-- START --
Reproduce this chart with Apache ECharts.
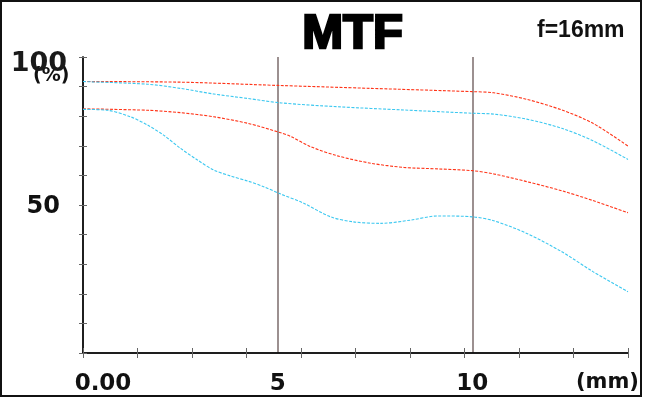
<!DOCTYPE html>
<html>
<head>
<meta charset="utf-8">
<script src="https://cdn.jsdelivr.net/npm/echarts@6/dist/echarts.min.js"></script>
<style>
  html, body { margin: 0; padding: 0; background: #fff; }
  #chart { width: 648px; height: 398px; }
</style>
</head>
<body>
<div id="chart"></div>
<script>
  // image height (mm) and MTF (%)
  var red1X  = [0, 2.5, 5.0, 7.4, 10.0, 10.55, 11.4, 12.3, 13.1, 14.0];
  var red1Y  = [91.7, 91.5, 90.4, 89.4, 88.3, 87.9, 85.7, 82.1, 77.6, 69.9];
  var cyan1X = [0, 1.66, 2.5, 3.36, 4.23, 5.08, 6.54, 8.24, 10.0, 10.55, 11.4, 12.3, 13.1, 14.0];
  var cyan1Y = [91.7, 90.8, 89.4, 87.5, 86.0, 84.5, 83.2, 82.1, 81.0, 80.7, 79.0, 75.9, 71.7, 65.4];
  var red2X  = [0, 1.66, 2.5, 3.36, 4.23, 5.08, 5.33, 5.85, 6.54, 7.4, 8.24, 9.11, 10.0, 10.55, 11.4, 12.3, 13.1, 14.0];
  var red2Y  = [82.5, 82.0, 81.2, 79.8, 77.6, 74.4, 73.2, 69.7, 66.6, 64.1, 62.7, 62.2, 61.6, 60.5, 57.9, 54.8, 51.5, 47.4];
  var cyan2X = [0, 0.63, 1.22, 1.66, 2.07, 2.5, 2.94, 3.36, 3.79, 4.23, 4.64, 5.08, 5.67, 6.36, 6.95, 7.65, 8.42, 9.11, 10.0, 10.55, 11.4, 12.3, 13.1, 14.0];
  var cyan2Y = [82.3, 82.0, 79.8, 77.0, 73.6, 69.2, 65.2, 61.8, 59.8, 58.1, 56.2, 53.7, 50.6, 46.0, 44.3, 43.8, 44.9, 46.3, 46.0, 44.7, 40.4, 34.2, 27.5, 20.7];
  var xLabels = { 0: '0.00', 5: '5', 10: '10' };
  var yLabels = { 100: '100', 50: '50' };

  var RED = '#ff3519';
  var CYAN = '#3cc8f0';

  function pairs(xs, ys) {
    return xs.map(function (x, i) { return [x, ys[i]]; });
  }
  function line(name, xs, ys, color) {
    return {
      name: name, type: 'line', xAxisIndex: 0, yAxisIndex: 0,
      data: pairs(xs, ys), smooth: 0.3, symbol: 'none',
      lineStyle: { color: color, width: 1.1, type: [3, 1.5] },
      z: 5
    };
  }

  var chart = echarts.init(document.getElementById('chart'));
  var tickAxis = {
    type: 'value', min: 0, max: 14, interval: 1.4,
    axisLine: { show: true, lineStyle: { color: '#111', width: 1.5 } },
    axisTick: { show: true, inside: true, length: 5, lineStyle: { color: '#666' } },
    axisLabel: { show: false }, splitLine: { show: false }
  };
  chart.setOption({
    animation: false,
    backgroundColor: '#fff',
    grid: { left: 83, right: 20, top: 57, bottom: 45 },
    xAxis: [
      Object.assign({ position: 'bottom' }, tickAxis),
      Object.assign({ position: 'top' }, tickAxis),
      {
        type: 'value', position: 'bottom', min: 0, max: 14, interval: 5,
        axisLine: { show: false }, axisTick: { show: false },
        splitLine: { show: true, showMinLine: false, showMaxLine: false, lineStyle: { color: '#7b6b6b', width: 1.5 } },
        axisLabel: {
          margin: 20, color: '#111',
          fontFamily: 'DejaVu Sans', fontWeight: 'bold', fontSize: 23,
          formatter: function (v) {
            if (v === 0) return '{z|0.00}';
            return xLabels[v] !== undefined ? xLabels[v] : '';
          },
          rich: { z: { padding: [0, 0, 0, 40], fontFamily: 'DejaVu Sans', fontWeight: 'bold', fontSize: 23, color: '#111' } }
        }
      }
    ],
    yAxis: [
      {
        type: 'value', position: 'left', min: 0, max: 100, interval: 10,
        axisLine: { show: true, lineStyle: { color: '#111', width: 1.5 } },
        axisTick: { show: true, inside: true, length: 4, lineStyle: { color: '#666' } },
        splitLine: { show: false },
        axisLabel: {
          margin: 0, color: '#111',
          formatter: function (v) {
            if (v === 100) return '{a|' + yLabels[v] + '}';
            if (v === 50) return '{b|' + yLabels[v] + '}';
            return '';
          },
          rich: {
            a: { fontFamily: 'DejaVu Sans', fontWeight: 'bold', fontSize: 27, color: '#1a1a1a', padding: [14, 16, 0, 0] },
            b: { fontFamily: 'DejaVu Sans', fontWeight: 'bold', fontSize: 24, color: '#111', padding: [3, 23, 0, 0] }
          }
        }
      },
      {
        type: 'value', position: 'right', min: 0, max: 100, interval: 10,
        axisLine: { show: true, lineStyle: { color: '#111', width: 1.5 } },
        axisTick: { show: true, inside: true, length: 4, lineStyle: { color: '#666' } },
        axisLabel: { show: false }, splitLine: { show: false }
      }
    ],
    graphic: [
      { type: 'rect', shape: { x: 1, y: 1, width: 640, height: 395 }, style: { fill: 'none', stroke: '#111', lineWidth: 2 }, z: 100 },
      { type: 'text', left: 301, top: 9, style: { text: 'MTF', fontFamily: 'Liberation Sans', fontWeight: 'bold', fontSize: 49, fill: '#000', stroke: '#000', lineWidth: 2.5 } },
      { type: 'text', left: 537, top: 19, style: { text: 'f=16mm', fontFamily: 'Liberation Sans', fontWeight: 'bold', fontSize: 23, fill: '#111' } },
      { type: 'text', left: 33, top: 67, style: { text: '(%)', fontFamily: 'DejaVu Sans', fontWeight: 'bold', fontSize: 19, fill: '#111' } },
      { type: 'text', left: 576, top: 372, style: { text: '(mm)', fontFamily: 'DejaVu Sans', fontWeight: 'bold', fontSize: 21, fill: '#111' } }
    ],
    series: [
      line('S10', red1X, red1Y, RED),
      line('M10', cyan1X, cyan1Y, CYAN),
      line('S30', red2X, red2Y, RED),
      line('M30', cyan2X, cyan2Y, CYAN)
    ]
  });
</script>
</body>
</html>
-- END --
-- START --
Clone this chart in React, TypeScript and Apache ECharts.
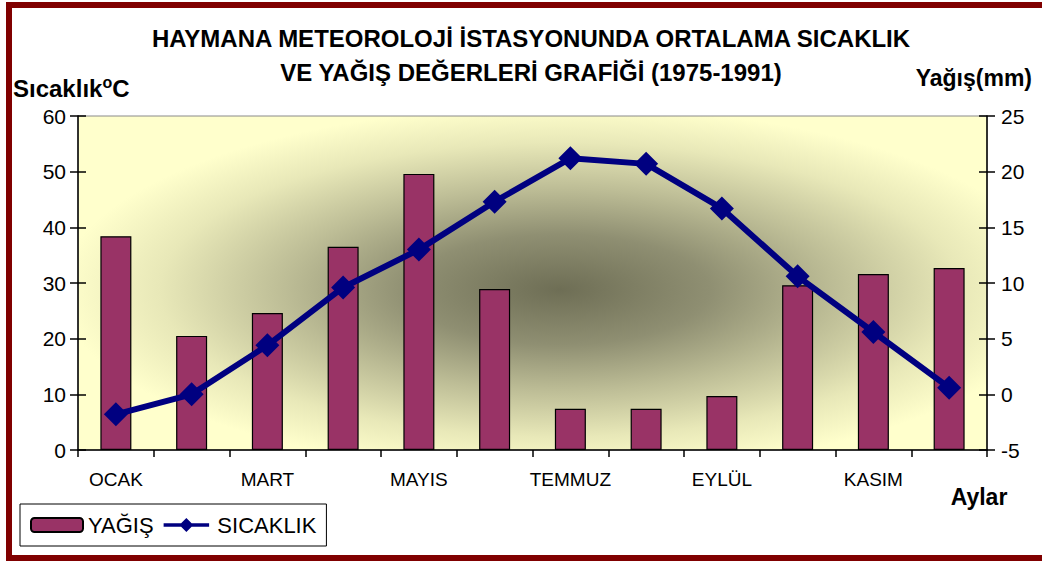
-- END --
Look through the entries and find each line that has the string "this". Copy those lines.

Reproduce this chart with Apache ECharts.
Clone this chart in React, TypeScript and Apache ECharts.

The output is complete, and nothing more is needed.